Total order: All alive nodes deliver messages in the same sequence. Enforced by Paxos consensus per slot + contiguous delivery.
No gaps in delivery: nextslot advances only through consecutive decided slots. A hole blocks everything behind it.
Paxos safety — value adoption: A proposer that receives any previously-accepted values in Phase 1 *must* propose the one with the highest proposal number. This prevents overwriting a value that may already be decided.
Unique proposal numbers: The round * N + node_id encoding guarantees no two nodes generate the same proposal number.
No message loss: If a proposer's value loses its slot to a competing value, the original is re-queued in _pending.
Majority quorum: Both Phase 1 and Phase 2 require N/2 + 1 votes.
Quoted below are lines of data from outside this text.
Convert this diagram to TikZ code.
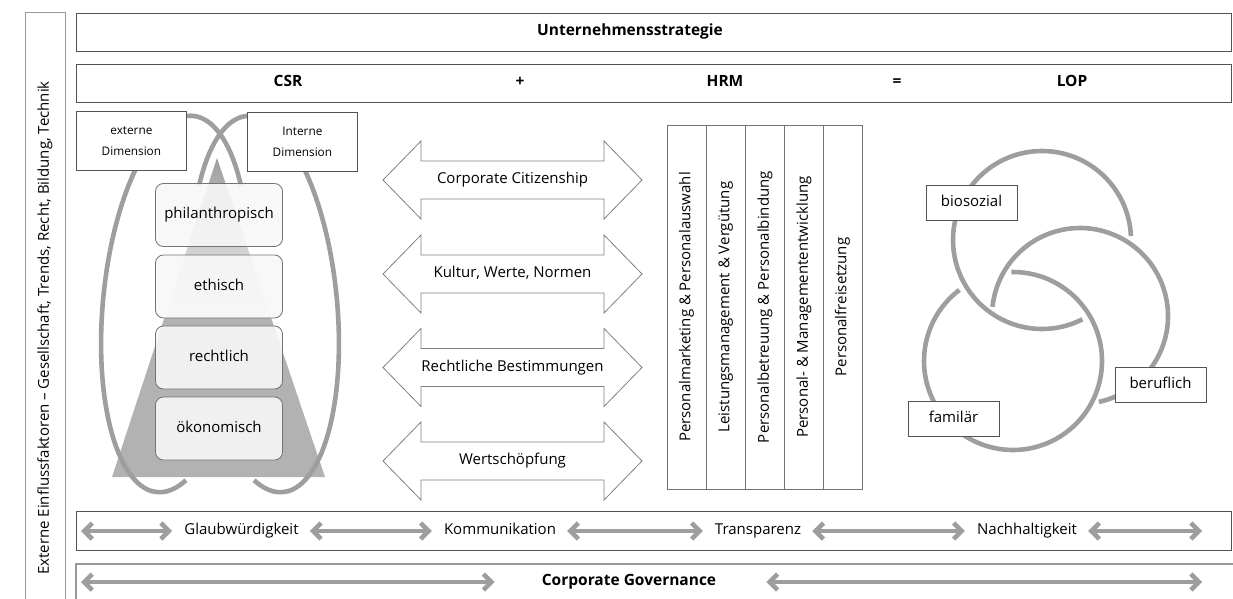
\documentclass[tikz,border=0pt]{standalone}
\usepackage{fontspec}
\setmainfont{Open Sans}
\usetikzlibrary{arrows.meta,calc}
\definecolor{boxline}{gray}{0.33}
\definecolor{lightline}{gray}{0.6}
\definecolor{ringgray}{gray}{0.62}
\definecolor{trigray}{gray}{0.70}
\begin{document}
\begin{tikzpicture}[x=1pt,y=1pt,
  box/.style={draw=boxline, line width=0.8pt, fill=white, inner sep=0pt},
  lvl/.style={draw=black!55, line width=0.8pt, fill=black!3, fill opacity=0.9, text opacity=1,
    rounded corners=8pt, minimum width=127pt, minimum height=63pt, inner sep=0pt, txt},
  ring/.style={draw=ringgray, line width=4.6pt},
  txt/.style={font=\fontsize{15}{18}\selectfont, inner sep=0pt, text height=11pt, text depth=3.5pt},
  btxt/.style={font=\fontsize{15.5}{18}\selectfont\bfseries, inner sep=0pt, text height=11pt, text depth=3.5pt},
  garrow/.style={draw=ringgray, line width=4.6pt,
    {Straight Barb[length=8pt,width=16pt]}-{Straight Barb[length=8pt,width=16pt]}},
  dimbox/.style={box, minimum width=110pt, minimum height=59pt, align=center,
    font=\fontsize{11.8}{21}\selectfont},
  vlabel/.style={box, minimum width=91pt, minimum height=35pt, txt},
  outl/.style={draw=black!50, line width=0.8pt, fill=white},
  dbl/.pic={\draw[outl] (-129.5,0) -- (-91.5,39) -- (-91.5,19) -- (91.5,19) -- (91.5,39)
     -- (129.5,0) -- (91.5,-39) -- (91.5,-19) -- (-91.5,-19) -- (-91.5,-39) -- cycle;}
]
\useasboundingbox (0,0) rectangle (1233,-599);
\clip (0,0) rectangle (1233,-599);

% left vertical box
\draw[lightline, line width=1pt] (25,-640) -- (25,-13) -- (65,-13) -- (65,-640);
\node[txt, rotate=90] (ext) at (45,-328) {Externe Einflussfaktoren – Gesellschaft, Trends, Recht, Bildung, Technik};

% header boxes
\node[box, anchor=north west, minimum width=1155pt, minimum height=38pt] (strat) at (76,-13) {};
\node[btxt] (us) at (630,-32) {Unternehmensstrategie};
\node[box, anchor=north west, minimum width=1155pt, minimum height=38pt] (eqbox) at (76,-64) {};
\node[btxt] (csr) at (288,-83) {CSR};
\node[btxt] (plus) at (520,-83) {+};
\node[btxt] (hrmt) at (725,-83) {HRM};
\node[btxt] (eqs) at (897,-83) {=};
\node[btxt] (lop) at (1072,-83) {LOP};

% pyramid
\shade[top color=black!38, bottom color=black!3] (217,-158) -- (164.3,-318) -- (271.2,-318) -- cycle;
\fill[trigray] (164.3,-318) -- (112,-477) -- (325,-477) -- (271.2,-318) -- cycle;

% ellipses
\draw[ring, shift={(175,-304)}, rotate=-5.5] (41:72 and 189)
  arc[start angle=41, end angle=292.7, x radius=72, y radius=189];
\draw[ring, shift={(265,-304)}, rotate=5.5] (139:72 and 189)
  arc[start angle=139, end angle=-112.7, x radius=72, y radius=189];

% dimension boxes
\node[dimbox, anchor=north west] (extd) at (76,-111) {externe\\Dimension};
\node[dimbox, anchor=north west] (intd) at (247,-112) {Interne\\Dimension};

% level boxes
\node[lvl] (phil) at (219,-215) {philanthropisch};
\node[lvl] (eth) at (219,-286.5) {ethisch};
\node[lvl] (recht) at (219,-357.5) {rechtlich};
\node[lvl] (oek) at (219,-428.5) {ökonomisch};

% big double arrows
\pic at (512.5,-180) {dbl};
\node[txt] (cc) at (512.5,-180) {Corporate Citizenship};
\pic at (512.5,-274) {dbl};
\node[txt] (kwn) at (512.5,-274) {Kultur, Werte, Normen};
\pic at (512.5,-367.5) {dbl};
\node[txt] (rb) at (512.5,-367.5) {Rechtliche Bestimmungen};
\pic at (512.5,-461) {dbl};
\node[txt] (ws) at (512.5,-461) {Wertschöpfung};

% HRM table
\node[draw=black!55, line width=0.8pt, minimum width=195pt, minimum height=364pt,
  anchor=north west, inner sep=0pt] (hrm) at (667,-125) {};
\foreach \dx in {39,78,117.5,156}
  \draw[black!55, line width=0.8pt] ([xshift=\dx pt]hrm.north west) -- ([xshift=\dx pt]hrm.south west);
\node[txt, rotate=90] (h1) at (686.5,-307) {Personalmarketing \& Personalauswahl};
\node[txt, rotate=90] (h2) at (725.5,-307) {Leistungsmanagement \& Vergütung};
\node[txt, rotate=90] (h3) at (765,-307) {Personalbetreuung \& Personalbindung};
\node[txt, rotate=90] (h4) at (804,-307) {Personal- \& Managemententwicklung};
\node[txt, rotate=90] (h5) at (842.5,-307) {Personalfreisetzung};

% Venn rings
\draw[ring] (1042,-240) ++(2.5:89) arc[start angle=2.5, end angle=297, radius=89];
\draw[ring] (1080,-316) ++(-77.6:88) arc[start angle=-77.6, end angle=174, radius=88];
\draw[ring] (1013,-361) ++(127:89) arc[start angle=127, end angle=451, radius=89];
\node[vlabel] (bio) at (971.5,-202.5) {biosozial};
\node[vlabel] (ber) at (1160.5,-384.5) {beruflich};
\node[vlabel] (fam) at (953.5,-418.5) {familär};

% values bar
\node[box, anchor=north west, minimum width=1155pt, minimum height=39pt] (bar) at (76,-511) {};
\node[txt] (glaub) at (241.5,-531) {Glaubwürdigkeit};
\node[txt] (komm) at (500,-531) {Kommunikation};
\node[txt] (transp) at (758,-531) {Transparenz};
\node[txt] (nach) at (1027,-531) {Nachhaltigkeit};
\coordinate (bL) at (81,-531);
\coordinate (bR) at (1202,-531);
\draw[garrow, shorten >=12pt] (bL) -- (glaub);
\draw[garrow, shorten <=11pt, shorten >=12pt] (glaub) -- (komm);
\draw[garrow, shorten <=11pt, shorten >=12pt] (komm) -- (transp);
\draw[garrow, shorten <=11pt, shorten >=12pt] (transp) -- (nach);
\draw[garrow, shorten <=11pt] (nach) -- (bR);

% corporate governance bar
\draw[lightline, line width=1.1pt] (76,-640) -- (76,-564) -- (1240,-564);
\node[btxt] (cg) at (629,-582) {Corporate Governance};
\coordinate (cL) at (81,-582);
\coordinate (cR) at (1202,-582);
\draw[garrow, shorten >=47pt] (cL) -- (cg);
\draw[garrow, shorten <=50pt] (cg) -- (cR);
\end{tikzpicture}
\end{document}
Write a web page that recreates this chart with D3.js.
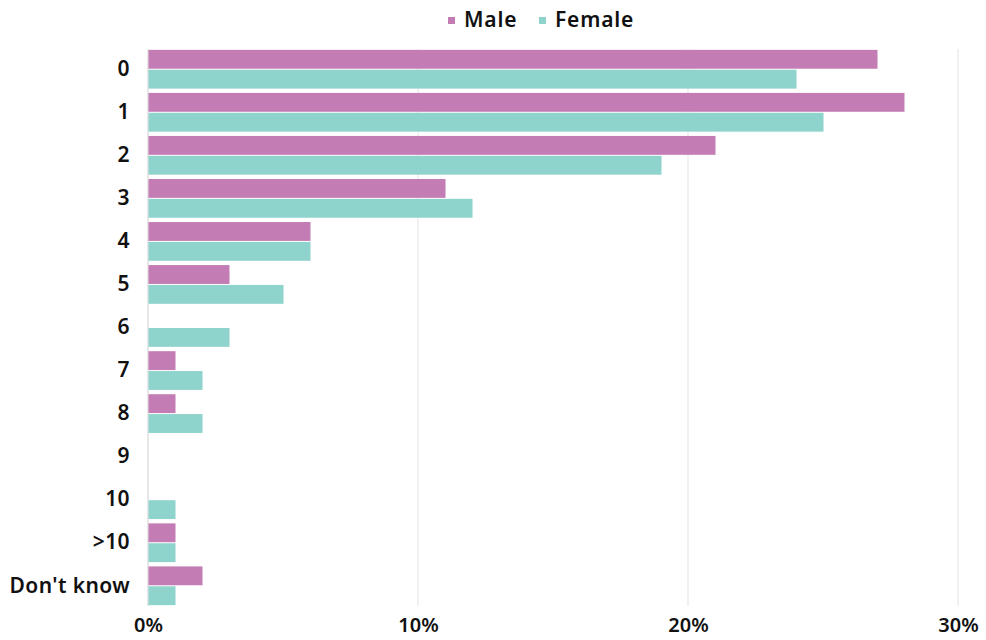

Two majorities always overlap, ensuring any decided value is visible to future proposers.

Error Handling

There is essentially none — this is a protocol simulation, not production code:

No network failures modeled: Messages are delivered synchronously and reliably by TOBCluster.routemessages.
No timeouts: Preemption is detected via rejection counts, not timeouts.
Crash/recovery is explicit: crash() sets _alive = False, making the node drop all messages. recover() replays decided slots from a peer — there's no persistent storage or WAL.
routemessages depth limit: Caps recursion at 500 to prevent stack overflow during heavy contention, but remaining undelivered messages are silently deferred to the next tick rather than raising.
rununtildelivered timeout: Returns False if max_rounds is exhausted — callers must check the return value.